“There’s nothing half so pleasant as coming home again.” – Margaret Elizabeth Sangster
Finally! I’m home at last! I got in around midnight last night from Miami via Minneapolis/St Paul. A long day of traveling to be sure. My phone went on the fritz part way through my trip and then with all the traveling and no internet or phone I have felt very “unconnected” to my friends and the events of the world.
Sadly when I got home I learned that our friend, Jim, had passed away and was buried while I was gone. He had Stage 4 Prostrate Cancer, diagnosed in 2007. We had met him when he and his beautiful wife, Kathy, had hosted my family on their houseboat for a week in Northern California in 2007. He learned of his cancer at the end of the summer and we were all very distressed and saddened. He had had no symptoms and it was found in his annual checkup with elevated PSA numbers. When Dave was diagnosed in ’08, Kathy, Jim, Sarah (their daughter) and Dan were right there with Dave, caring for him and showing immense concern and support toward us in all that we were dealing with. Jim was a Viet Nam Vet and father of three, with wonderful grandchildren. He loved life, his wife, his family, his dog, and his boat. It is still, by far, the best family vacation we have ever had and we will miss him so much.

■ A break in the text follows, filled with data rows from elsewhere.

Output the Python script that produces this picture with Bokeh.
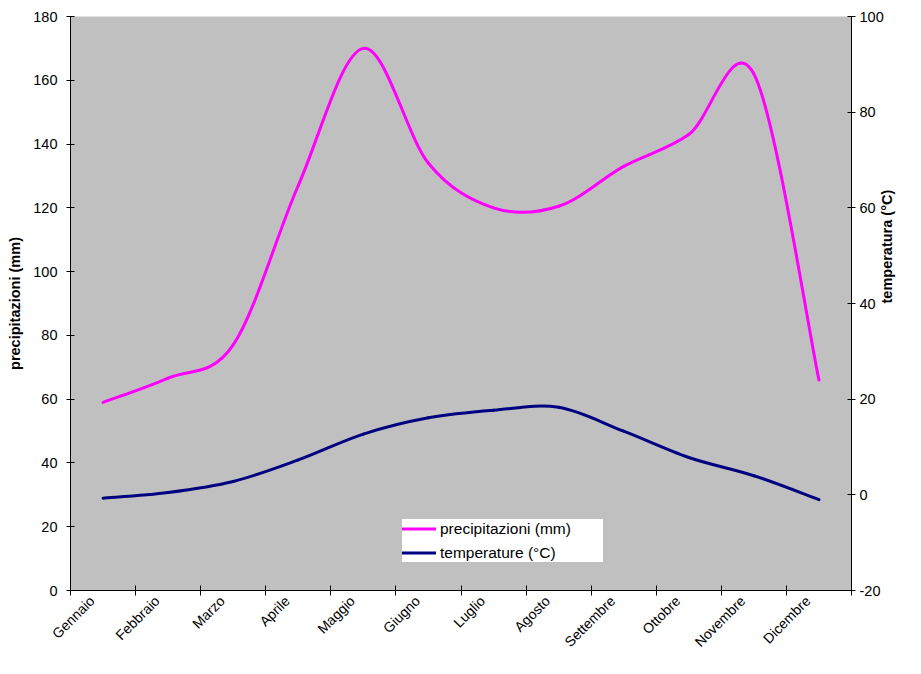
import math
from bokeh.plotting import figure
from bokeh.models import (Range1d, LinearAxis, FixedTicker, SingleIntervalTicker,
                          CustomJSTickFormatter, ColumnDataSource, Legend, LegendItem, Title)
from bokeh.embed import file_html
from bokeh.resources import INLINE

months = ["Gennaio", "Febbraio", "Marzo", "Aprile", "Maggio", "Giugno",
          "Luglio", "Agosto", "Settembre", "Ottobre", "Novembre", "Dicembre"]
precip = [59, 66.6, 77, 127, 170, 134, 120, 120.5, 133, 143, 162, 66]
temp = [-0.7, 0.5, 2.8, 7.3, 12.7, 16.1, 17.7, 18.3, 13.3, 7.8, 4.0, -1.0]

FONT = "Liberation Sans"
PINK = "#FF00FF"
NAVY = "#000080"
LABEL_SHIFT = -0.17   # rotated month labels sit slightly left of the month centre


def smooth_source(vals):
    """Bezier segments through each data point (Excel-style smoothed line)."""
    xs = [i + 0.5 for i in range(len(vals))]
    n = len(vals)
    d = dict(x0=[], y0=[], x1=[], y1=[], cx0=[], cy0=[], cx1=[], cy1=[])
    for i in range(n - 1):
        a = max(i - 1, 0)
        b = min(i + 2, n - 1)
        d["x0"].append(xs[i]); d["y0"].append(vals[i])
        d["x1"].append(xs[i + 1]); d["y1"].append(vals[i + 1])
        d["cx0"].append(xs[i] + (xs[i + 1] - xs[a]) / 6)
        d["cy0"].append(vals[i] + (vals[i + 1] - vals[a]) / 6)
        d["cx1"].append(xs[i + 1] - (xs[b] - xs[i]) / 6)
        d["cy1"].append(vals[i + 1] - (vals[b] - vals[i]) / 6)
    return ColumnDataSource(d)


p = figure(width=905, height=658, output_backend="svg", toolbar_location=None,
           x_range=Range1d(0, len(months)), y_range=Range1d(0, 180),
           min_border_left=70, min_border_right=49, min_border_top=16,
           min_border_bottom=68, x_axis_location=None, y_axis_location=None)
p.extra_y_ranges = {"temp": Range1d(-20, 100)}
p.background_fill_color = "#C0C0C0"
p.border_fill_color = "white"
p.outline_line_color = None
p.xgrid.visible = False
p.ygrid.visible = False

# bottom axis: labels for each month, tick marks at month boundaries
xaxis = LinearAxis(
    ticker=FixedTicker(ticks=[i + 0.5 + LABEL_SHIFT for i in range(len(months))],
                       minor_ticks=list(range(len(months) + 1))),
    formatter=CustomJSTickFormatter(args=dict(m=months, s=LABEL_SHIFT), code="""
        const i = Math.round(tick - 0.5 - s);
        return (i >= 0 && i < m.length) ? m[i] : "";
    """))
xaxis.major_tick_in = 0
xaxis.major_tick_out = 0
xaxis.minor_tick_in = 5
xaxis.minor_tick_out = 5
xaxis.minor_tick_line_color = "black"
xaxis.axis_line_color = "black"
xaxis.major_label_orientation = math.pi / 4
xaxis.major_label_standoff = 3
xaxis.major_label_text_font = FONT
xaxis.major_label_text_font_size = "14px"
xaxis.major_label_text_color = "black"
p.add_layout(xaxis, "below")

int_fmt = CustomJSTickFormatter(code="return tick.toFixed(0);")
yl = LinearAxis(ticker=SingleIntervalTicker(interval=20), formatter=int_fmt,
                axis_label="precipitazioni (mm)")
yr = LinearAxis(ticker=SingleIntervalTicker(interval=20), formatter=int_fmt,
                y_range_name="temp")
for ax in (yl, yr):
    ax.major_tick_in = 4
    ax.major_tick_out = 4
    ax.minor_tick_line_color = None
    ax.axis_line_color = "black"
    ax.major_label_text_font = FONT
    ax.major_label_text_font_size = "14.5px"
    ax.major_label_text_color = "black"
    ax.axis_label_text_font = FONT
    ax.axis_label_text_font_style = "bold"
    ax.axis_label_text_font_size = "14.5px"
    ax.axis_label_text_color = "black"
yl.major_label_standoff = 9
yl.axis_label_standoff = 7
yr.major_label_standoff = 4

right_title = "temperatura (°C)"
if "axis_label_orientation" in yr.properties():
    yr.axis_label = right_title
    yr.axis_label_standoff = 0
    yr.axis_label_orientation = math.pi / 2
    p.add_layout(yl, "left")
    p.add_layout(yr, "right")
else:
    p.add_layout(yl, "left")
    p.add_layout(yr, "right")
    p.add_layout(Title(text=right_title, align="center", text_font=FONT,
                       text_font_style="bold", text_font_size="14.5px",
                       text_color="black", standoff=0, offset=0), "right")

r1 = p.bezier(x0="x0", y0="y0", x1="x1", y1="y1", cx0="cx0", cy0="cy0",
              cx1="cx1", cy1="cy1", source=smooth_source(precip),
              line_color=PINK, line_width=3, line_cap="round")
r2 = p.bezier(x0="x0", y0="y0", x1="x1", y1="y1", cx0="cx0", cy0="cy0",
              cx1="cx1", cy1="cy1", source=smooth_source(temp),
              line_color=NAVY, line_width=3, line_cap="round", y_range_name="temp")

legend = Legend(items=[LegendItem(label="precipitazioni (mm)", renderers=[r1]),
                       LegendItem(label="temperature (°C)", renderers=[r2])],
                location=(332, 28), orientation="vertical")
legend.background_fill_color = "white"
legend.background_fill_alpha = 1.0
legend.border_line_color = None
legend.padding = 5
legend.margin = 0
legend.spacing = 5
legend.glyph_width = 34
legend.glyph_height = 19
legend.label_height = 19
legend.label_width = 163
legend.label_standoff = 4
legend.label_text_font = FONT
legend.label_text_font_size = "15.5px"
legend.label_text_color = "black"
p.add_layout(legend, "center")

open("out.html", "w").write(file_html(p, INLINE))
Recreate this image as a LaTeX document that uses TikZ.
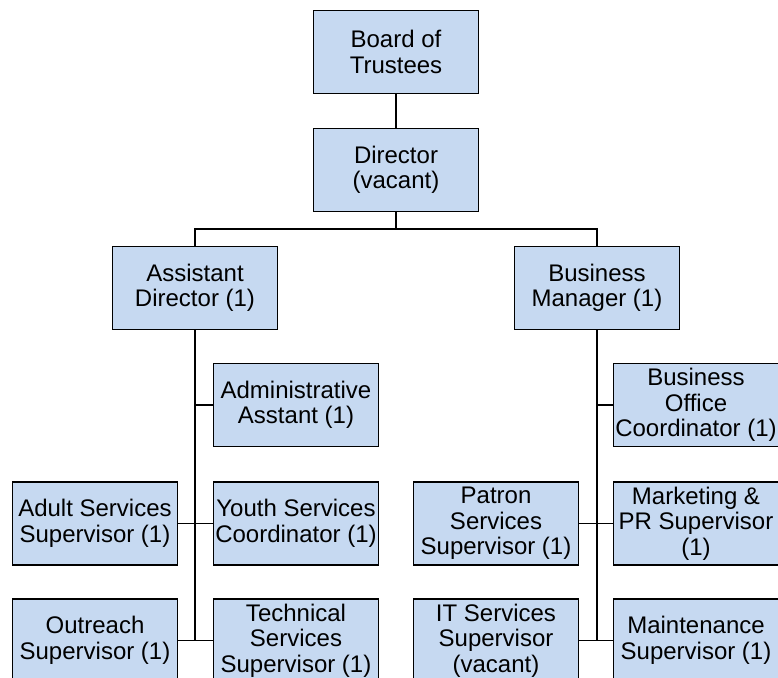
\documentclass[tikz,border=0pt]{standalone}
\usepackage{fontspec}
\setmainfont{Liberation Sans}
\definecolor{boxfill}{HTML}{C6D9F1}
\tikzset{
  post/.style={draw=black, line width=1.8pt, fill=boxfill, rectangle,
    minimum width=165pt, minimum height=83pt, inner sep=0pt,
    align=center, font=\fontsize{24pt}{25.5pt}\selectfont},
  link/.style={draw=black, line width=1.8pt}
}
\begin{document}
\begin{tikzpicture}[x=1pt, y=-1pt]
  \useasboundingbox (0,0) rectangle (778,677);
  \clip (0,0) rectangle (778,677);

  % top of the chart
  \node[post] (board) at (396,52) {Board of\\Trustees};
  \node[post] (dir) at (396,170) {Director\\(vacant)};
  \node[post] (ad) at (195,288) {Assistant\\Director (1)};
  \node[post] (bm) at (597,288) {Business\\Manager (1)};

  % reports of the assistant director
  \node[post] (admin) at (296,405) {Administrative\\Asstant (1)};
  \node[post] (adult) at (95,523.5) {Adult Services\\Supervisor (1)};
  \node[post] (youth) at (296,523.5) {Youth Services\\Coordinator (1)};
  \node[post] (outreach) at (95,640.5) {Outreach\\Supervisor (1)};
  \node[post] (tech) at (296,640.5) {Technical\\Services\\Supervisor (1)};

  % reports of the business manager
  \node[post] (office) at (696,405) {Business\\Office\\Coordinator (1)};
  \node[post] (patron) at (496,523.5) {Patron\\Services\\Supervisor (1)};
  \node[post] (market) at (696,523.5) {Marketing \&\\PR Supervisor\\(1)};
  \node[post] (itsup) at (496,640.5) {IT Services\\Supervisor\\(vacant)};
  \node[post] (maint) at (696,640.5) {Maintenance\\Supervisor (1)};

  \coordinate (bar) at (396,229);

  % connectors
  \draw[link] (board.south) -- (dir.north);
  \draw[link] (dir.south) -- (bar);
  \draw[link] (ad.north) |- (bar) -| (bm.north);

  \draw[link] (ad.south) -- (ad.south |- tech.west);
  \draw[link] (ad.south |- admin.west) -- (admin.west);
  \draw[link] (adult.east) -- (youth.west);
  \draw[link] (outreach.east) -- (tech.west);

  \draw[link] (bm.south) -- (bm.south |- maint.west);
  \draw[link] (bm.south |- office.west) -- (office.west);
  \draw[link] (patron.east) -- (market.west);
  \draw[link] (itsup.east) -- (maint.west);
\end{tikzpicture}
\end{document}
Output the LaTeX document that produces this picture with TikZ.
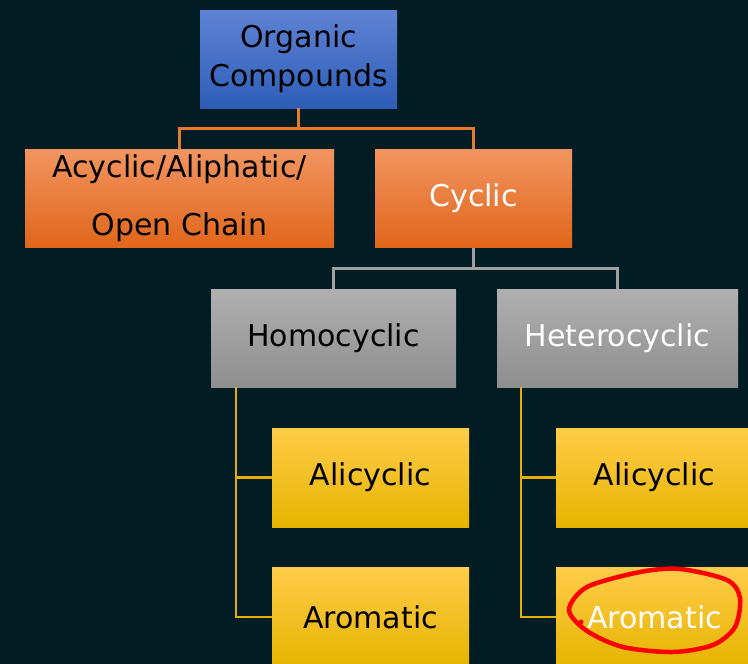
\documentclass[tikz,border=0pt]{standalone}
\usepackage{fontspec}
\setmainfont{DejaVu Sans}
\usepackage{tikz}
\usetikzlibrary{shapes,positioning,backgrounds}
\definecolor{bgdark}{RGB}{2,28,35}
\definecolor{blueTop}{RGB}{95,131,212}
\definecolor{blueBot}{RGB}{45,93,184}
\definecolor{orTop}{RGB}{242,148,96}
\definecolor{orMid}{RGB}{244,124,40}
\definecolor{orBot}{RGB}{224,102,26}
\definecolor{grTop}{RGB}{176,176,176}
\definecolor{grBot}{RGB}{142,142,142}
\definecolor{yeTop}{RGB}{255,204,74}
\definecolor{yeMid}{RGB}{255,196,0}
\definecolor{yeBot}{RGB}{230,180,0}
\definecolor{lineor}{RGB}{232,122,46}
\definecolor{linegr}{RGB}{160,160,160}
\definecolor{lineye}{RGB}{230,176,0}
\tikzstyle{box} = [rectangle, inner sep=0pt, align=center, font=\fontsize{30pt}{39pt}\selectfont, minimum height=98pt]
\tikzstyle{bluebox} = [box, top color=blueTop, bottom color=blueBot, minimum width=197pt]
\tikzstyle{orbox} = [box, top color=orTop, middle color=orMid, bottom color=orBot]
\tikzstyle{grbox} = [box, top color=grTop, bottom color=grBot]
\tikzstyle{yebox} = [box, top color=yeTop, middle color=yeMid, bottom color=yeBot, minimum width=197pt, minimum height=99pt]
\tikzstyle{oline} = [draw=lineor, line width=2.5pt]
\tikzstyle{gline} = [draw=linegr, line width=2.5pt]
\tikzstyle{yline} = [draw=lineye, line width=2.5pt]
\tikzstyle{redmark} = [draw=red, line width=4.5pt, line cap=round]

\begin{document}
\begin{tikzpicture}[node distance = 139.5pt]
		\useasboundingbox (0,0) rectangle (748pt,-664pt);
		\clip (0,0) rectangle (748pt,-664pt);
		\fill[bgdark] (0,0) rectangle (748pt,-664pt);
		\node[bluebox] (org) at (298.5pt,-59pt) {Organic\\Compounds};
		\node[orbox, below of=org, xshift=-119pt, minimum width=309pt] (acyc) {Acyclic/Aliphatic/\\[19pt]Open Chain};
		\node[orbox, below of=org, xshift=175pt, minimum width=197pt, text=white] (cyc) {Cyclic};
		\node[grbox, below of=cyc, xshift=-140pt, minimum width=245pt] (homo) {Homocyclic};
		\node[grbox, below of=cyc, xshift=144pt, minimum width=241pt, text=white] (hetero) {Heterocyclic};
		\node[yebox, below of=homo, xshift=37pt] (alic1) {Alicyclic};
		\node[yebox, below of=alic1] (arom1) {Aromatic};
		\node[yebox, below of=hetero, xshift=37pt] (alic2) {Alicyclic};
		\node[yebox, below of=alic2, text=white] (arom2) {Aromatic};
		% connectors
		\draw[oline] (org.south) -- ++(0,-20.5pt) coordinate (obar) -| (acyc.north);
		\draw[oline] (obar) -| (cyc.north);
		\draw[gline] (cyc.south) -- ++(0,-21pt) coordinate (gbar) -| (homo.north);
		\draw[gline] (gbar) -| (hetero.north);
		\draw[yline] ([xshift=25pt]homo.south west) |- (alic1.west);
		\draw[yline] ([xshift=25pt]homo.south west) |- (arom1.west);
		\draw[yline] ([xshift=24pt]hetero.south west) |- (alic2.west);
		\draw[yline] ([xshift=24pt]hetero.south west) |- (arom2.west);
		% hand drawn mark
		\draw[redmark] plot[smooth cycle] coordinates {(569pt,-610pt) (587pt,-587pt) (640pt,-572pt) (680pt,-569pt) (727pt,-580pt) (740pt,-598pt) (735pt,-627pt) (713pt,-645pt) (673pt,-652pt) (623pt,-647pt) (587pt,-631pt)};
		\fill[red] (581pt,-622pt) circle (2.5pt);
	\end{tikzpicture}
\end{document}
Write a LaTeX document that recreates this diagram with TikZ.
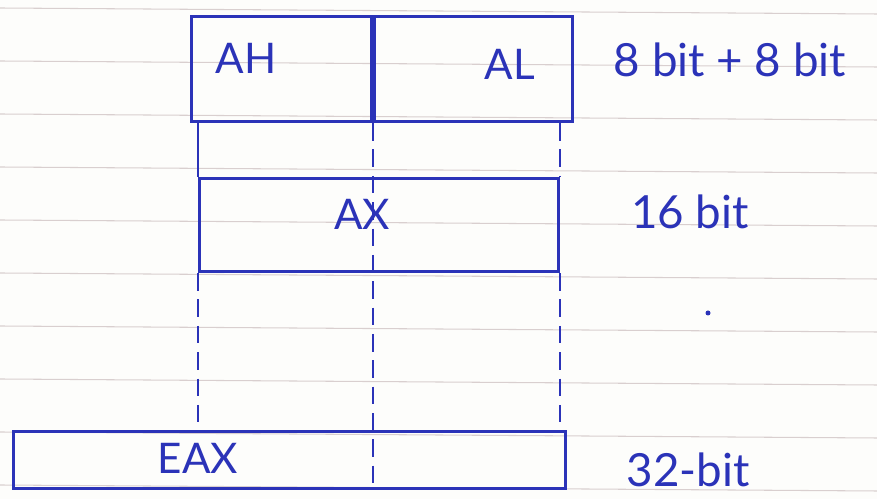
\documentclass[tikz,border=0pt]{standalone}
\usepackage{fontspec}
\setmainfont{Lato}
\usetikzlibrary{positioning,calc}
\definecolor{regInk}{HTML}{2B33B8}
\definecolor{regPaper}{HTML}{FDFDFB}
\definecolor{regRule}{HTML}{D9CFCF}
\tikzset{
  regbox/.style={draw=regInk, line width=1.8pt, minimum width=#1, inner sep=0pt, anchor=north west},
  regname/.style={text=regInk, font=\fontsize{24}{26}\selectfont, inner sep=1pt},
  sizetag/.style={text=regInk, font=\fontsize{26}{28}\selectfont, inner sep=1pt},
  split/.style={draw=regInk, line width=1.3pt, dash pattern=on 10pt off 5pt},
  rule/.style={draw=regRule, line width=0.6pt}
}
\begin{document}
\begin{tikzpicture}[x=0.02cm, y=-0.02cm]
  % paper
  \fill[regPaper] (0,0) rectangle (877,499);
  \useasboundingbox (0,0) rectangle (877,499);
  \foreach \ry in {8,61,114,167,220,273,326,379,432,485}
    \draw[rule] (0,\ry) -- (877,\ry+6);

  % 8 bit halves
  \node[regbox=3.6cm, minimum height=2.1cm] (ah) at (190,15) {};
  \node[regbox=3.96cm, minimum height=2.1cm] (al) at (ah.north east) {};
  \node[regname] (ahtxt) at (246,58) {AH};
  \node[regname] (altxt) at (510,64) {AL};
  \node[sizetag] (s8) at (730,60) {8 bit + 8 bit};

  % 16 bit
  \node[regbox=7.18cm, minimum height=1.86cm] (ax) at (198,177) {};
  \node[regname] (axtxt) at (362,214) {AX};
  \node[sizetag] (s16) at (690,212) {16 bit};

  % 32 bit
  \node[regbox=11.04cm, minimum height=1.14cm] (eax) at (12,430) {};
  \node[regname] (eaxtxt) at (198,458) {EAX};
  \node[sizetag] (s32) at (688,470) {32-bit};

  % guide lines
  \draw[regInk, line width=1.3pt] (ax.north west |- ah.south) -- (ax.north west);
  \draw[split] (ah.south east) -- (ah.south east |- eax.south);
  \draw[split] (ax.north east |- al.south) -- (ax.north east);
  \draw[split] (ax.south west) -- (ax.south west |- eax.north);
  \draw[split] (ax.south east) -- (ax.south east |- eax.north);

  \fill[regInk] (708,313) circle (2.5);
\end{tikzpicture}
\end{document}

It seems at times like people are just dying all around us from this beast we call cancer. There is no rhyme or reason and the pain and loss felt by the families who love them so, is incredibly painful. What can you say really? Not much. How do you console them – with cliches? I think not. Their loss is a huge void that can never really be filled and while time does ease the immense and overwhelming grief, they are always missed. All I can share really is what I do – and that is, to find ways to honor them in small ways. Things to remind me of them and how much they gave me while I knew them and they were a part of my life. I share stories of them with my children and laugh at old memories with others who were there. I wear my mother’s favorite perfume from time to time, and put Christmas PJ’s under the tree from her for everyone on Christmas Eve. She used to do this so we had nice PJs for Christmas morning photos. We hated it as kids, but have enjoyed the wisdom and humor in it, and continued the tradition. I have my father’s flag draped on his coffin prominently displayed in my home with some of my favorite photos of him. It really stinks to lose those who have touched our lives. I simply work to touch others in the ways they touched me and “pay it forward” as they say. But I never stop missing them.
Hudson and I flew to Tampa, from Maryland, and then headed down to Miami to get him situated in his new apartment and ready for work on the 7th. All was accomplished, with a few “events” along the way, and he is enjoying his new job and getting to know the area. We stayed with a relative of his grandmother’s and they were so helpful in the move. The relative’s husband is Cuban, and came over on a raft some 16 years ago. It was a bit of a culture shock for me there. I rarely heard english being spoken, as it is not the language of choice. Hudson’s spanish will quickly improve while he is there which he needs it for his work.
I will miss him, but have thoroughly enjoyed the time we spent together and getting his apt furnished with the basics. Cooking and freezing food, ironing his shirts, organizing his kitchen and putting together furniture we purchased at IKEA. He’s in a lovely area outside of South Miami and about 20-30 minutes from work in, Homestead. He has so much to learn, but he is excited and up for the task.
Dave held up relatively well while I was gone and looks to have lost a few more pounds (a good thing). But the fridge is empty and the house is dirty. I’m exhausted, still on East Coast time and little sleep. I will be busy getting things sorted out over the next few days and watering all my beautiful new plants in the yard that Hudson planted for us. I have my phone to contend with and the list of things I need to address has grown, seemingly exponentially, while I’ve been away.
Oh! One final note that is in the realm of strange coincidences and miracles… A family we met in 2001, or there about, in Cancun, Mexico, who was from Brazil, but lived in Virginia, found my blog. Their father has MM. One of the daughters has kept in touch with Hudson ever since and he has visited them in Virginia. We couldn’t believe it, and so while in Miami I was on the phone with one of the adult children, who has taken it upon herself to manage the medical issues for her parents, discussing his situation. He is 56 and been treating his MM unsuccessfully for over a year. I encouraged them to go to Little Rock and receive a consultation and a different perspective on his treatment options. We were both amazed that we met all these years ago and now are both dealing with the same “rare” disease and that Hudson had stayed in touch with them all this time. I wish them well and hope that he can be made more comfortable and a better quality of life. It can be a very small world indeed. Having them find my blog, and gain inspiration and hope from it for their father, was an achievement on a very personal level for me. Of course, I wish he didn’t have it, but I’m glad to have been of some small support and assistance to them.